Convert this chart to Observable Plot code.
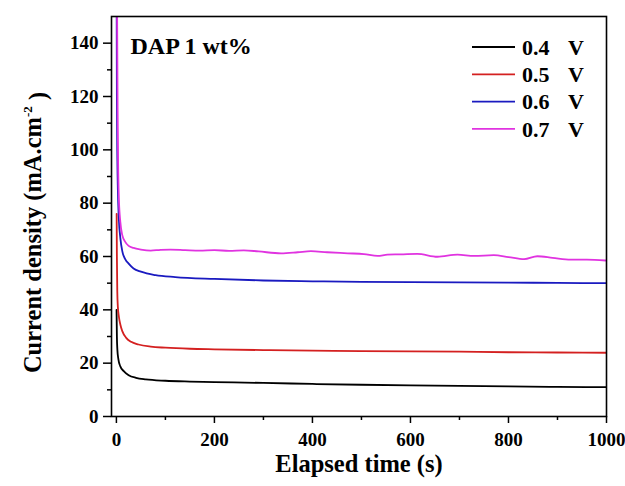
<!DOCTYPE html>
<html><head><meta charset="utf-8">
<script src="https://cdn.jsdelivr.net/npm/d3@7"></script>
<script src="https://cdn.jsdelivr.net/npm/@observablehq/plot@0.6"></script>
<style>
body{margin:0;background:#fff;font-family:"Liberation Serif",serif;font-weight:bold}
svg{display:block}
svg text, svg tspan{font-family:"Liberation Serif","DejaVu Serif",serif !important;font-weight:bold}
</style>
</head><body><div id="chart"></div>
<script>
const seriesNames = ["0.4", "0.5", "0.6", "0.7"];
const seriesColors = ["#000000", "#d42020", "#1a1ac0", "#e033e0"];

const t04 = [0.3, 1, 2, 4, 8, 15, 25, 40, 60, 100, 150, 200, 300, 400, 500, 600, 700, 800, 900, 1000];
const j04 = [40, 30, 25, 21.5, 18.8, 17, 15.5, 14.5, 13.9, 13.4, 13.1, 12.9, 12.6, 12.2, 11.9, 11.7, 11.5, 11.3, 11.1, 11.0];

const t05 = [0.5, 1, 1.8, 3, 5, 8, 12, 20, 30, 45, 70, 100, 150, 200, 300, 400, 500, 600, 700, 800, 900, 1000];
const j05 = [76, 60, 47, 41, 37.5, 34.5, 32, 29.5, 28, 27, 26.2, 25.8, 25.4, 25.2, 24.9, 24.7, 24.5, 24.4, 24.3, 24.1, 24.0, 23.9];

const t06 = [0.3, 1, 2, 3, 5, 8, 12, 18, 25, 35, 50, 80, 120, 200, 300, 400, 500, 600, 700, 800, 900, 1000];
const j06 = [170, 120, 96, 85, 74, 67, 62, 59, 57.3, 55.5, 54.3, 53, 52.3, 51.6, 51, 50.7, 50.5, 50.4, 50.3, 50.2, 50.1, 50.0];

const t07 = [0.5, 1.5, 2.5, 3.5, 5, 8, 12, 18, 25, 35, 50, 70, 90, 110, 140, 170, 200, 230, 260, 290, 336, 370, 397, 430, 472, 505, 533, 553, 580, 614, 655, 696, 730, 770, 800, 832, 859, 890, 927, 960, 998];
const j07 = [175, 150, 115, 95, 82, 73, 68, 65.5, 64, 63.2, 62.6, 62.2, 62.5, 62.6, 62.4, 62.2, 62.4, 62.1, 62.3, 61.9, 61.2, 61.6, 62.0, 61.6, 61.2, 60.9, 60.2, 60.7, 60.8, 61.0, 59.9, 60.7, 60.2, 60.5, 59.8, 59.0, 60.1, 59.5, 58.8, 58.8, 58.5];

const xTicks = [0, 200, 400, 600, 800, 1000];
const xMinor = [100, 300, 500, 700, 900];
const yTicks = [0, 20, 40, 60, 80, 100, 120, 140];
const yMinor = [10, 30, 50, 70, 90, 110, 130];

const annotation = "DAP 1 wt%";
const xTitle = "Elapsed time (s)";
const yTitle = "Current density (mA.cm-2)";
const unitLabel = "V";

const seriesT = [t04, t05, t06, t07];
const seriesJ = [j04, j05, j06, j07];
const rows = [];
seriesNames.forEach((name, i) => seriesT[i].forEach((t, k) => rows.push({t, j: seriesJ[i][k], v: name})));

const FONT = '"Liberation Serif", "DejaVu Serif", serif';

function legendMark(index, scales, values, dim) {
  const g = d3.create("svg:g").attr("font-family", FONT).attr("font-weight", "bold")
    .attr("font-size", 22).attr("text-anchor", "start");
  const right = dim.width - dim.marginRight;
  seriesNames.forEach((name, i) => {
    const y = dim.marginTop + 31 + i * 27.3;
    g.append("line").attr("x1", right - 134).attr("x2", right - 91).attr("y1", y).attr("y2", y)
      .attr("stroke", scales.color(name)).attr("stroke-width", 1.8);
    g.append("text").attr("x", right - 84).attr("y", y).attr("dy", "0.35em").attr("fill", "#000").text(name);
    g.append("text").attr("x", right - 38).attr("y", y).attr("dy", "0.35em").attr("fill", "#000").text(unitLabel);
  });
  return g.node();
}

const plot = Plot.plot({
  width: 625, height: 486,
  marginLeft: 111, marginRight: 19, marginTop: 16, marginBottom: 70,
  x: {domain: [-10, 1000]},
  y: {domain: [0, 150]},
  color: {domain: seriesNames, range: seriesColors},
  style: {fontFamily: FONT, fontWeight: "bold", color: "#000", background: "#fff"},
  marks: [
    Plot.axisX({ticks: xMinor, tickSize: 4, tickFormat: () => "", label: null, strokeWidth: 1.5}),
    Plot.axisX({ticks: xTicks, tickSize: 7, tickPadding: 9, fontSize: 19, label: null, tickFormat: d => String(d), strokeWidth: 1.5}),
    Plot.axisY({ticks: yMinor, tickSize: 4, tickFormat: () => "", label: null, strokeWidth: 1.5}),
    Plot.axisY({ticks: yTicks, tickSize: 8, tickPadding: 5, fontSize: 19, label: null, tickFormat: d => String(d), strokeWidth: 1.5}),
    Plot.line(rows, {x: "t", y: "j", z: "v", stroke: "v", strokeWidth: 1.8, curve: "monotone-x", clip: true}),
    Plot.frame({stroke: "#000", strokeWidth: 1.6}),
    Plot.text([annotation], {frameAnchor: "top-left", dx: 19, dy: 37, lineAnchor: "bottom", textAnchor: "start", fontSize: 24, fontWeight: "bold", fill: "#000"}),
    Plot.text([xTitle], {frameAnchor: "bottom", dy: 55, fontSize: 24.5, fontWeight: "bold", fill: "#000"}),
    Plot.text([yTitle], {frameAnchor: "left", textAnchor: "middle", rotate: -90, dx: -78, dy: 16, fontSize: 24.5, fontWeight: "bold", fill: "#000"}),
    legendMark
  ]
});

d3.select(plot).selectAll("text").filter(function() { return this.textContent === yTitle; })
  .each(function() {
    const t = d3.select(this);
    t.text(null);
    t.append("tspan").text("Current density (mA.cm");
    t.append("tspan").attr("font-size", 13).attr("dy", "-0.75em").text("-2");
    t.append("tspan").attr("dy", "0.6em").text(" )");
  });

document.getElementById("chart").appendChild(plot);
</script>
</body></html>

INSTRUCTION: Repeat the data exactly, excluding the pictures.

RESPONSE BELOW:
Convert this chart to Observable Plot code.
<!DOCTYPE html>
<html><head><meta charset="utf-8">
<script src="https://cdn.jsdelivr.net/npm/d3@7"></script>
<script src="https://cdn.jsdelivr.net/npm/@observablehq/plot@0.6"></script>
<style>
body{margin:0;background:#fff;font-family:"Liberation Serif",serif;font-weight:bold}
svg{display:block}
svg text, svg tspan{font-family:"Liberation Serif","DejaVu Serif",serif !important;font-weight:bold}
</style>
</head><body><div id="chart"></div>
<script>
const seriesNames = ["0.4", "0.5", "0.6", "0.7"];
const seriesColors = ["#000000", "#d42020", "#1a1ac0", "#e033e0"];

const t04 = [0.3, 1, 2, 4, 8, 15, 25, 40, 60, 100, 150, 200, 300, 400, 500, 600, 700, 800, 900, 1000];
const j04 = [40, 30, 25, 21.5, 18.8, 17, 15.5, 14.5, 13.9, 13.4, 13.1, 12.9, 12.6, 12.2, 11.9, 11.7, 11.5, 11.3, 11.1, 11.0];

const t05 = [0.5, 1, 1.8, 3, 5, 8, 12, 20, 30, 45, 70, 100, 150, 200, 300, 400, 500, 600, 700, 800, 900, 1000];
const j05 = [76, 60, 47, 41, 37.5, 34.5, 32, 29.5, 28, 27, 26.2, 25.8, 25.4, 25.2, 24.9, 24.7, 24.5, 24.4, 24.3, 24.1, 24.0, 23.9];

const t06 = [0.3, 1, 2, 3, 5, 8, 12, 18, 25, 35, 50, 80, 120, 200, 300, 400, 500, 600, 700, 800, 900, 1000];
const j06 = [170, 120, 96, 85, 74, 67, 62, 59, 57.3, 55.5, 54.3, 53, 52.3, 51.6, 51, 50.7, 50.5, 50.4, 50.3, 50.2, 50.1, 50.0];

const t07 = [0.5, 1.5, 2.5, 3.5, 5, 8, 12, 18, 25, 35, 50, 70, 90, 110, 140, 170, 200, 230, 260, 290, 336, 370, 397, 430, 472, 505, 533, 553, 580, 614, 655, 696, 730, 770, 800, 832, 859, 890, 927, 960, 998];
const j07 = [175, 150, 115, 95, 82, 73, 68, 65.5, 64, 63.2, 62.6, 62.2, 62.5, 62.6, 62.4, 62.2, 62.4, 62.1, 62.3, 61.9, 61.2, 61.6, 62.0, 61.6, 61.2, 60.9, 60.2, 60.7, 60.8, 61.0, 59.9, 60.7, 60.2, 60.5, 59.8, 59.0, 60.1, 59.5, 58.8, 58.8, 58.5];

const xTicks = [0, 200, 400, 600, 800, 1000];
const xMinor = [100, 300, 500, 700, 900];
const yTicks = [0, 20, 40, 60, 80, 100, 120, 140];
const yMinor = [10, 30, 50, 70, 90, 110, 130];

const annotation = "DAP 1 wt%";
const xTitle = "Elapsed time (s)";
const yTitle = "Current density (mA.cm-2)";
const unitLabel = "V";

const seriesT = [t04, t05, t06, t07];
const seriesJ = [j04, j05, j06, j07];
const rows = [];
seriesNames.forEach((name, i) => seriesT[i].forEach((t, k) => rows.push({t, j: seriesJ[i][k], v: name})));

const FONT = '"Liberation Serif", "DejaVu Serif", serif';

function legendMark(index, scales, values, dim) {
  const g = d3.create("svg:g").attr("font-family", FONT).attr("font-weight", "bold")
    .attr("font-size", 22).attr("text-anchor", "start");
  const right = dim.width - dim.marginRight;
  seriesNames.forEach((name, i) => {
    const y = dim.marginTop + 31 + i * 27.3;
    g.append("line").attr("x1", right - 134).attr("x2", right - 91).attr("y1", y).attr("y2", y)
      .attr("stroke", scales.color(name)).attr("stroke-width", 1.8);
    g.append("text").attr("x", right - 84).attr("y", y).attr("dy", "0.35em").attr("fill", "#000").text(name);
    g.append("text").attr("x", right - 38).attr("y", y).attr("dy", "0.35em").attr("fill", "#000").text(unitLabel);
  });
  return g.node();
}

const plot = Plot.plot({
  width: 625, height: 486,
  marginLeft: 111, marginRight: 19, marginTop: 16, marginBottom: 70,
  x: {domain: [-10, 1000]},
  y: {domain: [0, 150]},
  color: {domain: seriesNames, range: seriesColors},
  style: {fontFamily: FONT, fontWeight: "bold", color: "#000", background: "#fff"},
  marks: [
    Plot.axisX({ticks: xMinor, tickSize: 4, tickFormat: () => "", label: null, strokeWidth: 1.5}),
    Plot.axisX({ticks: xTicks, tickSize: 7, tickPadding: 9, fontSize: 19, label: null, tickFormat: d => String(d), strokeWidth: 1.5}),
    Plot.axisY({ticks: yMinor, tickSize: 4, tickFormat: () => "", label: null, strokeWidth: 1.5}),
    Plot.axisY({ticks: yTicks, tickSize: 8, tickPadding: 5, fontSize: 19, label: null, tickFormat: d => String(d), strokeWidth: 1.5}),
    Plot.line(rows, {x: "t", y: "j", z: "v", stroke: "v", strokeWidth: 1.8, curve: "monotone-x", clip: true}),
    Plot.frame({stroke: "#000", strokeWidth: 1.6}),
    Plot.text([annotation], {frameAnchor: "top-left", dx: 19, dy: 37, lineAnchor: "bottom", textAnchor: "start", fontSize: 24, fontWeight: "bold", fill: "#000"}),
    Plot.text([xTitle], {frameAnchor: "bottom", dy: 55, fontSize: 24.5, fontWeight: "bold", fill: "#000"}),
    Plot.text([yTitle], {frameAnchor: "left", textAnchor: "middle", rotate: -90, dx: -78, dy: 16, fontSize: 24.5, fontWeight: "bold", fill: "#000"}),
    legendMark
  ]
});

d3.select(plot).selectAll("text").filter(function() { return this.textContent === yTitle; })
  .each(function() {
    const t = d3.select(this);
    t.text(null);
    t.append("tspan").text("Current density (mA.cm");
    t.append("tspan").attr("font-size", 13).attr("dy", "-0.75em").text("-2");
    t.append("tspan").attr("dy", "0.6em").text(" )");
  });

document.getElementById("chart").appendChild(plot);
</script>
</body></html>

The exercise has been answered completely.